A groundbreaking step in artificial intelligence was unveiled as Tencent launched HunyuanWorld-Voyager, an open-weights AI model capable of generating explorable 3D-like video from a single photograph. While this innovation sparks new excitement for content creators and tech enthusiasts, it also comes bundled with significant limitations and caveats.
Key Takeaways
Tencent’s HunyuanWorld-Voyager transforms single images into 3D-consistent video sequences.
The model produces only partial 3D representations, not fully interactive worlds.
High computational demands and regional licensing restrictions limit broad usage.
Voyager currently leads comparable models in key benchmarking tests.
How Voyager Works: AI-Powered 3D Exploration From One Photo
HunyuanWorld-Voyager leverages deep learning to analyse a single image and generate a short video that simulates movement through a three-dimensional space. Users can define a custom camera path—panning, tilting, or advancing through the scene—and the AI produces a 49-frame colour video and corresponding depth maps.
The real breakthrough lies in spatial consistency: as the virtual camera moves, objects in the scene maintain correct relative positions and perspectives, closely mimicking real 3D environments. This is achieved by synchronising each frame’s geometry with previously generated content, ensuring a smooth visual experience.
Limitations: Not Quite True 3D, and Other Caveats
Despite its impressive output, Voyager doesn’t produce real 3D models. Instead, it generates 2D video and associated depth information, which can be reconstructed into 3D point clouds, but falls short of the flexibility and interactivity found in gaming engines or virtual reality applications. Each sequence is limited to just 49 frames (about two seconds), although users can link multiple clips for longer, continuous footage.
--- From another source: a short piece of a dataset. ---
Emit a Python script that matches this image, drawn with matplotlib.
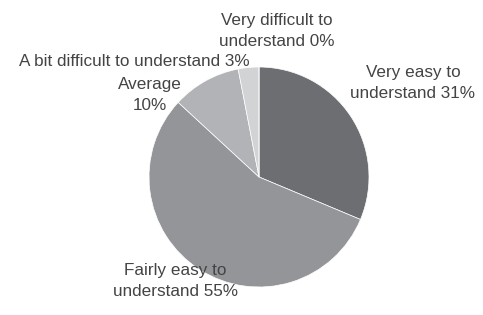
import matplotlib
matplotlib.use("Agg")
import matplotlib.pyplot as plt

labels = ["Very easy to\nunderstand 31%", "Fairly easy to\nunderstand 55%", "Average\n10%",
          "A bit difficult to understand 3%", "Very difficult to\nunderstand 0%"]
values = [31, 55, 10, 3, 0]
colors = ["#6d6e71", "#939598", "#b1b3b6", "#d1d3d4", "#e6e7e8"]
# label positions in pie-radius units
label_pos = [(1.40, 0.85), (-0.76, -0.95), (-0.99, 0.75), (-1.13, 1.05), (0.16, 1.33)]

plt.rcParams['font.family'] = ['Liberation Sans', 'DejaVu Sans']

fig = plt.figure(figsize=(4.83, 3.15), dpi=100)
ax = fig.add_axes([0, 0, 1, 1])
ax.pie(values, colors=colors, startangle=90, counterclock=False, radius=1,
       wedgeprops=dict(edgecolor="white", linewidth=0.5))
for lab, (x, y) in zip(labels, label_pos):
    ax.text(x, y, lab, ha="center", va="center", fontsize=12.3, color="#444444",
            linespacing=1.5)
ax.set_xlim(-259 / 110, 224 / 110)
ax.set_ylim(-138 / 110, 177 / 110)
ax.set_aspect("auto")
ax.axis("off")
fig.savefig("out.png", dpi=100)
Scene coherence can diminish with more complex or extended camera movements, especially with 360° rotations, and minor errors can accumulate over time, reducing overall stability.
Training, Resources, and Technical Achievements
Voyager was trained on over 100,000 video clips—both real-world and synthetic—to learn the nuances of camera movements in three-dimensional environments. Training involved a unique pipeline that scanned video clips to derive depth data automatically, eliminating the need for manual labelling.
Running Voyager demands robust computing resources: at least 60GB of GPU memory is required for low-resolution output, with even more needed for higher fidelity and speed. For professional workflows, systems with multiple GPUs see performance gains, making Voyager most feasible for institutions and advanced users.
On benchmarking, Voyager excelled in subjective quality and style consistency, scoring highest among peer models on the WorldScore benchmark. However, it still trails others in precision camera control, and the video output format restricts the kinds of applications it can support.
Licensing and Regional Restrictions
Despite being open-weights, Voyager is subject to several important licensing restrictions: use is prohibited in the European Union, the UK, and South Korea. Commercial deployments targeting over 100 million monthly active users require additional agreements, potentially limiting the reach for some enterprise or mass-market applications.
What’s Next for AI-Generated 3D Worlds?
While HunyuanWorld-Voyager marks a significant stride in bridging images and interactive 3D content, high computational requirements and limitations in scene coherence mean fully real-time, responsive 3D experiences remain on the horizon. For now, Voyager offers tantalising potential for experimental video production and early-stage 3D reconstruction workflows, and sets the pace for future AI-driven creativity.